Хатиа Кардава, 28 лет. Женская ассоциация вынужденных переселенцев «Согласие»
Мне было три с половиной года, когда началась война. Я почти ничего не помню, но и задавать вопросы на эту тему не хочется, потому что больно. Со временем воспоминания размылись — сложно разобрать, что правда происходило со мной, а что осталось в памяти из фотографий и видеокадров.
[Read in Georgian — სტატია ქართულ ენაზე]
Я жила в Сухуми вместе с родителями. С мамой на тему войны мы не разговариваем. Иногда речь об этом заходит с бабушкой, когда ее навещаю. Если бы не было войны, все было бы иначе. Отец был бы жив.

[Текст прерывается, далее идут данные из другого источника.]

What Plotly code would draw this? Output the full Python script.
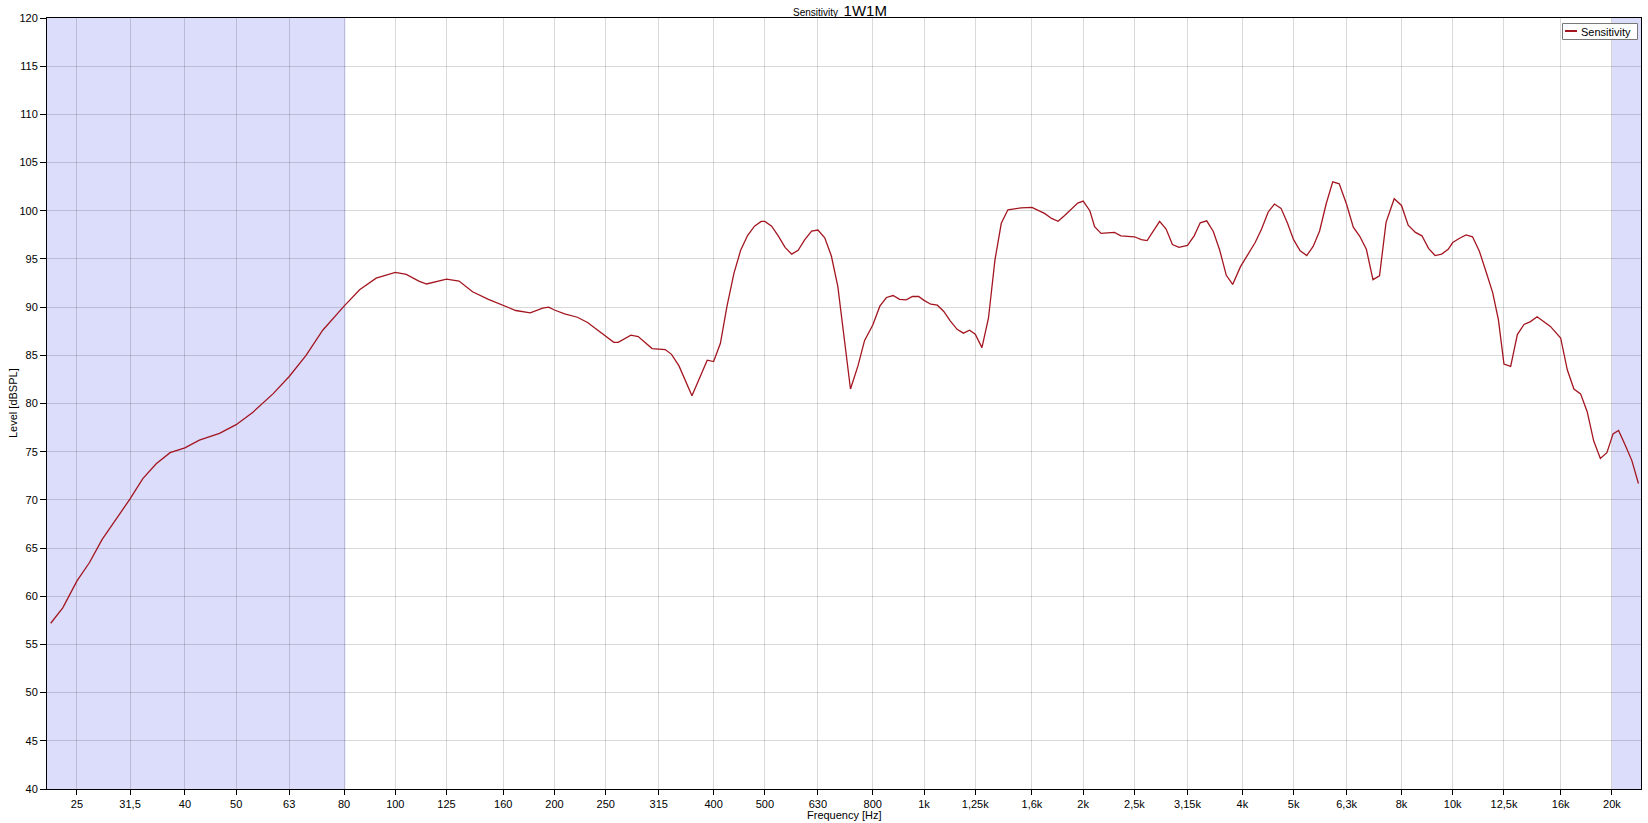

Он работал в военной полиции. Когда началась война, ушел на фронт. Его ранили, но он не хотел оставлять своих друзей и вернулся.
Папе было 33 года, когда он умер. Я знаю, что он был исключительно добрым человеком. Все очень хорошо о нем отзываются и не только потому, что о мертвых не принято говорить плохо. Мне кажется у него был какой-то свет в душе.
После войны
На самолете мы с мамой и бабушкой прилетели в Тбилиси. Где-то год мы жили в общежитии в Рустави. Другая бабушка уехала в Самегрело. Когда нам приходилась тяжело, она присылала сельхоз продукты.
После войны многие уезжали в Москву, в том числе и некоторые наши родственники. Мои тети нас тоже туда забрали.
Это, наверное, последствия какой-то психологической травмы, когда мозг отбрасывает плохие воспоминания, потому что, когда знакомые беженцы из Абхазии, пишут, что прекрасно помнят длинные очереди за хлебом, я удивляюсь, потому что моя память все это стерла.
Когда мне было семь лет, мы вернулись в Тбилиси. Мне кажется, тогда квартиры были очень дешевые, и мы купили жилье на Мтацминда.
Я никогда не был требовательным ребенком. Все удивлялись, почему я никогда ничего не хочу. Но я не просила, когда не было возможности.
В отличии от других мне повезло, потому что попала в программу «Ассоциация дружбы Грузии и Италии», которая отправляла в Италию детей, чьи отцы погибли на войне. Там был совершенно другой мир. У меня было красочное детство, и я действительно не ощущала нищету беженцев.
Это был огромный контраст. Я ни в чем не нуждалась. На протяжении шести лет, я каждое лето ездила в Италию.
«Если бы могла, обязательно поехала»
У тети иногда получается туда возвращаться. Ее муж — этнический абхаз. Они едут навестить кладбище. У нас нет уже возможности даже дом свой увидеть. Хотя его больше и нет. Но если бы я могла, обязательно поехала.
Если бы не война, жизнь была бы иной. У меня была бы полноценная семья, отец был бы со мной. Для меня это большая потеря.
Учитывая все случившееся, я до сих пор не могу воспринимать абхазов как «их» и «нас». Не знаю почему. На войне всегда слишком много насилия. К сожалению, люди по обе стороны фронта становятся жестокими, но думаю, что это не носит систематический характер. Я не обижаюсь. Мы должны найти пути к мирному решению проблемы, люди должны предпринять больше усилий.
Я не держу зла на абхазов. Но и никакого ностальгического чувства по отношению к абхазской земле у меня нет. Наверное, потому что я практически ничего не помню. У моей бабушки остались плохие воспоминания о тех временах. Например, то, что им пришлось съесть оставшуюся в лесах кукурузу, когда они там застряли.
Конечно, Россия сыграла во всей этой истории немалую роль, но и мы допустили ошибки. И должны их признать. Тогда Грузия была очень молодым государством, без знаний и опыта. Мы попались на много крючков. Абхазы тоже виноваты, раз мы дошли до такой жизни — вероятно, это результат псевдонационализма или российской пропаганды.
Жаль, что все так получилось. Абхазия была прекрасным местом.